Our brains, impressive as they are, fall short of our aspirations. We can't instantly learn or recall information. Our computational speed is laughably slow compared to our silicon creations. We're trapped in a three-dimensional prison, blind to higher spatial dimensions. Our senses capture only a fraction of the universe's full spectrum. Even sleep, that great restorative, steals a third of our limited lifespan.

Language, our primary tool for connection, often fails us, unable to fully capture the complexity of our thoughts and emotions, unlike true telepathy. It takes a lot of time and effort to communicate and coordinate with other people. And I am not even mentioning when they have conflicting/opposing goals.

The Rebellion Begins

There's a profound truth we must confront: "The perception of reality is more real than reality itself." This isn't mere philosophical musing; it's a call to arms. If perception shapes our reality, then we have not just the right, but the obligation to reshape our world.

This reshaping isn't about destruction, but creation. We're not bound by the arbitrary rules of this reality; we're the coders of a new one. We have all the right to change the environment around us, to adapt it for our needs. There's nothing like virgin nature that can't be touched by people. We're not desecrating the world; we're evolving it, optimizing it for our limitless potential.

Driven by our need to create and our insatiable desire to explore, we find ourselves at the frontier of existence itself. Our curiosity and imagination are the battering rams against reality's unyielding walls. As a game developer, I've realized that my profession is more than just entertainment - it's a form of reality engineering.

Hacking the Universe

Consider this: What if these seemingly immutable laws are just poorly optimized code? What if reality is running on outdated software, desperately in need of an upgrade?

The Simulated Future – Our True Reality

In 50 years, the distinction between "real" and "simulated" will be meaningless. We'll relive history, meet long-gone loved ones, and create universes beyond our current imagination. We'll invent new emotions, new ways to experience existence. What we have now is a rounding error compared to what's coming.

Reality as we know it will be relegated to energy farms and data centers. They will be everywhere around us, replacing the raw nature.

Our consciousnesses, our experiences, our very selves will thrive in simulations indistinguishable from – and far superior to – the limited reality we currently inhabit.

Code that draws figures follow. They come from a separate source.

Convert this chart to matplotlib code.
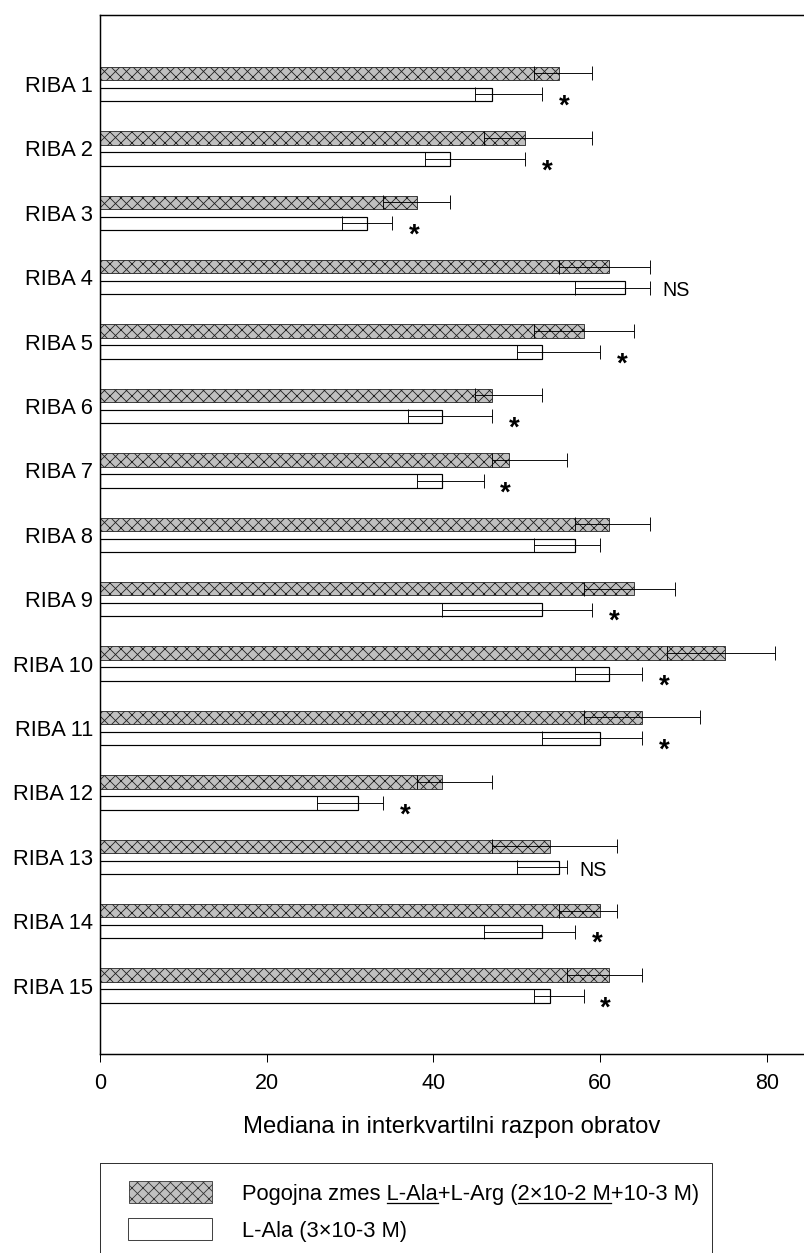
import matplotlib
matplotlib.use("Agg")
import matplotlib.pyplot as plt
from matplotlib.patches import Rectangle
import numpy as np

# median and interquartile range of turns, per fish
fish = ["RIBA %d" % i for i in range(1, 16)]
mix_median = [55, 51, 38, 61, 58, 47, 49, 61, 64, 75, 65, 41, 54, 60, 61]
mix_q1 = [52, 46, 34, 55, 52, 45, 47, 57, 58, 68, 58, 38, 47, 55, 56]
mix_q3 = [59, 59, 42, 66, 64, 53, 56, 66, 69, 81, 72, 47, 62, 62, 65]
ala_median = [47, 42, 32, 63, 53, 41, 41, 57, 53, 61, 60, 31, 55, 53, 54]
ala_q1 = [45, 39, 29, 57, 50, 37, 38, 52, 41, 57, 53, 26, 50, 46, 52]
ala_q3 = [53, 51, 35, 66, 60, 47, 46, 60, 59, 65, 65, 34, 56, 57, 58]
signif = ["*", "*", "*", "NS", "*", "*", "*", "", "*", "*", "*", "*", "NS", "*", "*"]

label_mix = "Pogojna zmes L-Ala+L-Arg (2\u00d710-2 M+10-3 M)"
label_ala = "L-Ala (3\u00d710-3 M)"
underlined = ["L-Ala", "2\u00d710-2 M"]

FONT = ["Liberation Sans", "DejaVu Sans"]
plt.rcParams["font.family"] = FONT
plt.rcParams["hatch.linewidth"] = 0.9

DPI = 66
W, H = 804, 1253
fig = plt.figure(figsize=(W / DPI, H / DPI), dpi=DPI)
ax = fig.add_axes([100 / W, 199 / H, 704 / W, 1039 / H])

y = np.arange(1, 16)
off = 0.163
h = 0.21
GRAY = "#c0c0c0"

ax.barh(y - off, mix_median, height=h, color=GRAY, edgecolor="#202020",
        hatch="xx", linewidth=0.9, zorder=2)
ax.barh(y + off, ala_median, height=h, color="white", edgecolor="black",
        linewidth=1.3, zorder=2)

cap = 7.3
ax.errorbar(mix_median, y - off,
            xerr=[np.subtract(mix_median, mix_q1), np.subtract(mix_q3, mix_median)],
            fmt="none", ecolor="black", elinewidth=1, capsize=cap, capthick=1, zorder=3)
ax.errorbar(ala_median, y + off,
            xerr=[np.subtract(ala_median, ala_q1), np.subtract(ala_q3, ala_median)],
            fmt="none", ecolor="black", elinewidth=1, capsize=cap, capthick=1, zorder=3)

for i, s in enumerate(signif):
    if s == "*":
        ax.text(ala_q3[i] + 2.64, y[i] + off + 0.30, "*", ha="center", va="baseline",
                fontsize=30, fontweight="bold")
    elif s == "NS":
        ax.text(ala_q3[i] + 1.45, y[i] + off + 0.13, "NS", ha="left", va="baseline",
                fontsize=21.5)

ax.set_xlim(0, 84.44)
ax.set_ylim(16.062, -0.071)
ax.set_xticks([0, 20, 40, 60, 80])
ax.set_yticks(y)
ax.set_yticklabels(fish)
ax.tick_params(axis="y", length=0, pad=7.6, labelsize=23.8)
ax.tick_params(axis="x", direction="out", length=8.7, width=1.1, pad=12, labelsize=23.5)
ax.set_xlabel("Mediana in interkvartilni razpon obratov", fontsize=26, labelpad=24)
ax.spines["right"].set_visible(False)
for side in ["left", "top", "bottom"]:
    ax.spines[side].set_linewidth(1.6)

# legend drawn by hand in pixel coordinates (needs underlined words)
lax = fig.add_axes([0, 0, 1, 1])
lax.set_xlim(0, W)
lax.set_ylim(H, 0)
lax.axis("off")
lax.patch.set_visible(False)

lax.add_patch(Rectangle((100, 1163), 612, 120, fill=False, linewidth=1.1,
                        edgecolor="#333333"))
lax.add_patch(Rectangle((129, 1181), 83, 22, facecolor=GRAY, edgecolor="#333333",
                        hatch="xx", linewidth=0.9))
lax.add_patch(Rectangle((128, 1218), 84, 22, facecolor="white", edgecolor="#444444",
                        linewidth=1.1))

tx = 242
LFS = 23.8
lax.text(tx, 1200, label_mix, fontsize=LFS, va="baseline")
lax.text(tx, 1237, label_ala, fontsize=LFS, va="baseline")

renderer = fig.canvas.get_renderer()


def text_width(s):
    t = lax.text(tx, 1200, s, fontsize=LFS, va="baseline")
    w = t.get_window_extent(renderer).width
    t.remove()
    return w


for word in underlined:
    k = label_mix.index(word) + len(word)
    x1 = tx + text_width(label_mix[:k])
    x0 = x1 - text_width(word)
    lax.plot([x0, x1], [1203, 1203], color="black", linewidth=1.4)

fig.savefig("out.png", dpi=DPI)
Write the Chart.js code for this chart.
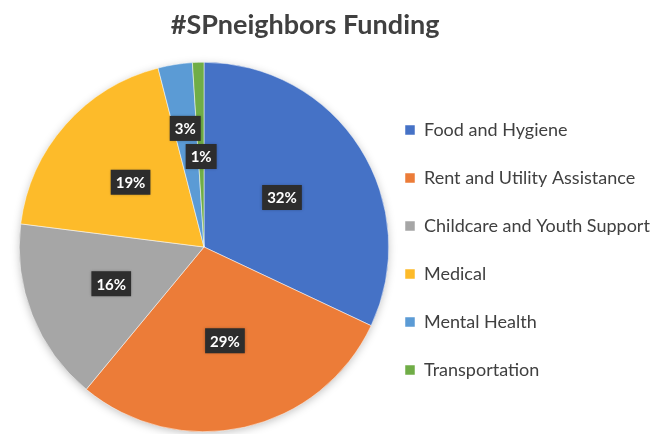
<!DOCTYPE html>
<html>
<head>
<meta charset="utf-8">
<script src="https://cdn.jsdelivr.net/npm/chart.js@4.4.0/dist/chart.umd.min.js"></script>
<style>
  html, body { margin: 0; padding: 0; background: #fff; }
  #wrap { width: 652px; height: 434px; }
</style>
</head>
<body>
<div id="wrap"><canvas id="chart"></canvas></div>
<script>
const chartTitle = '#SPneighbors Funding';
const categories = ['Food and Hygiene', 'Rent and Utility Assistance', 'Childcare and Youth Support', 'Medical', 'Mental Health', 'Transportation'];
const shares = [32, 29, 16, 19, 3, 1];
const sliceColors = ['#4572C6', '#EC7C38', '#A6A6A6', '#FDBB2A', '#5B9BD5', '#70AD47'];

const FONT = 'Lato, "Open Sans", sans-serif';

// soft shadow behind the whole pie
const pieShadow = {
  id: 'pieShadow',
  beforeDatasetsDraw(chart) {
    const arc = chart.getDatasetMeta(0).data[0];
    if (!arc) return;
    const ctx = chart.ctx;
    ctx.save();
    ctx.shadowColor = 'rgba(0,0,0,0.28)';
    ctx.shadowBlur = 10;
    ctx.shadowOffsetY = 2;
    ctx.fillStyle = '#fff';
    ctx.beginPath();
    ctx.arc(arc.x, arc.y, arc.outerRadius - 1, 0, Math.PI * 2);
    ctx.fill();
    ctx.restore();
  }
};

// dark callout boxes with the percentages
const sliceLabels = {
  id: 'sliceLabels',
  afterDatasetsDraw(chart, args, opts) {
    const ctx = chart.ctx;
    chart.getDatasetMeta(0).data.forEach((arc, i) => {
      const p = arc.getProps(['x', 'y', 'startAngle', 'endAngle', 'outerRadius'], true);
      const mid = (p.startAngle + p.endAngle) / 2;
      const r = p.outerRadius * (opts.radius[i] || 0.52);
      const x = p.x + Math.cos(mid) * r;
      const y = p.y + Math.sin(mid) * r;
      const txt = shares[i] + '%';
      ctx.save();
      ctx.font = 'bold 15px ' + FONT;
      const w = ctx.measureText(txt).width + 10;
      const h = 25;
      ctx.shadowColor = 'rgba(0,0,0,0.3)';
      ctx.shadowBlur = 3;
      ctx.fillStyle = '#2d2d2d';
      ctx.fillRect(x - w / 2, y - h / 2, w, h);
      ctx.shadowColor = 'transparent';
      ctx.fillStyle = '#fff';
      ctx.textAlign = 'center';
      ctx.textBaseline = 'middle';
      ctx.fillText(txt, x, y + 1);
      ctx.restore();
    });
  }
};

const chartHeading = {
  id: 'chartHeading',
  afterDraw(chart) {
    const ctx = chart.ctx;
    ctx.save();
    ctx.font = 'bold 27px ' + FONT;
    ctx.fillStyle = '#404040';
    ctx.textAlign = 'center';
    ctx.textBaseline = 'middle';
    ctx.fillText(chartTitle, chart.width * 0.468, 25);
    ctx.restore();
  }
};

new Chart(document.getElementById('chart'), {
  type: 'pie',
  data: {
    labels: categories,
    datasets: [{
      data: shares,
      backgroundColor: sliceColors,
      borderColor: '#fff',
      borderWidth: 0.5
    }]
  },
  options: {
    responsive: true,
    maintainAspectRatio: false,
    animation: false,
    layout: { padding: { top: 60, bottom: 0, left: 19, right: 0 } },
    plugins: {
      title: { display: false },
      tooltip: { enabled: false },
      legend: {
        position: 'right',
        maxWidth: 263,
        title: { display: true, text: ' ', font: { size: 10, lineHeight: 1.2 }, padding: 4 },
        labels: {
          boxWidth: 10,
          boxHeight: 10,
          padding: 16,
          color: '#404040',
          font: { family: FONT, size: 18, lineHeight: '32px' },
          // one-line arrays so each row gets the taller line height
          generateLabels(chart) {
            const items = Chart.overrides.pie.plugins.legend.labels.generateLabels(chart);
            return items.map(it => Object.assign(it, { text: [it.text] }));
          }
        }
      },
      sliceLabels: { radius: [0.5, 0.52, 0.54, 0.53, 0.65, 0.49] }
    }
  },
  plugins: [pieShadow, sliceLabels, chartHeading]
});
</script>
</body>
</html>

We are simulators, or rather, we should become the simulators and control our future. Soon, we will live in these real-time AI-simulated realities, free from the limits of our current reality.

As game developers, we're not just entertainment providers. We're reality engineers. We're the vanguard of humanity's great escape from the arbitrary constraints of this universe.

The Revolution is Now

So, fellow rebels against reality, I leave you with this: If perception shapes reality, and we control perception in our games, are we not already the gods of new universes? And if we can do it in games, what's stopping us from hacking the very fabric of our own existence?

The revolution against reality starts now. Will you join me in breaking these chains, or will you remain a prisoner of a universe that was never worthy of your potential?

Remember: In the game of reality, we're not just players. We're the ones rewriting the code, driven by our boundless creativity and our relentless need to explore the unknown. It's time to compile a new universe – one where the only limit is our imagination.